The non-ideal nature of the practical set of process inks, in particular the overlapping of the light absorption bands means that green and blue shades tend to be reproduced darker than the original.

Figure 12: x y chart of colour gamut.
(A) all colours, (B) RGB display, (C) CYMK print

Spatial resolution

The resolution of the unaided eye determines the dot spacing required for printing and scanning of graphic images to produce a satisfactory reproduction.  The resolution can be defined as the least distance between two points that can be recognised as separate items.  This occurs for the eye when the images of the two points fall on adjacent light receptors (cones) in the fovea of the retina.  For objects that are at the distance of most distinct vision (25 cm) the separation between the points will be about 0.07 mm (73 μm).  Move the objects closer to the eye and the points cannot be distinguished because they are out of focus.  Move the objects further away from the eye and they cannot be resolved because the images on the retina are closer together than the spacing of the cones.
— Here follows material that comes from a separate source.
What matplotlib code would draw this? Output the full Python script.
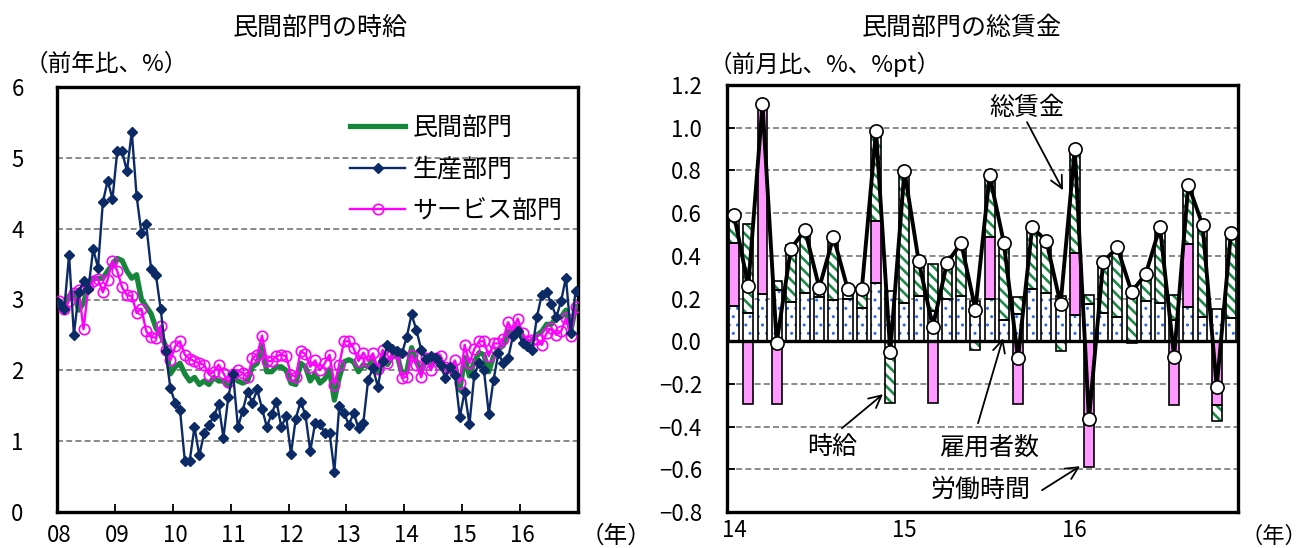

A resolution of 73 μm is equivalent to 350 dpi (dots per inch).  Note that low-cost flatbed scanners for personal computers are routinely available with 1200dpi resolution. These devices have a resolution equivalent to 21 μm, three times better than the human eye.


Most problems associated with accurately reproducing colours by four colour printing stem from reconciling the limitations of the gamut produced by the cyan, magenta, yellow, and black inks of a printer.  Although the non-ideal properties of the process inks can cause significant systematic errors in the reproduced colours, the overall effect is usually accepted as a good reproduction.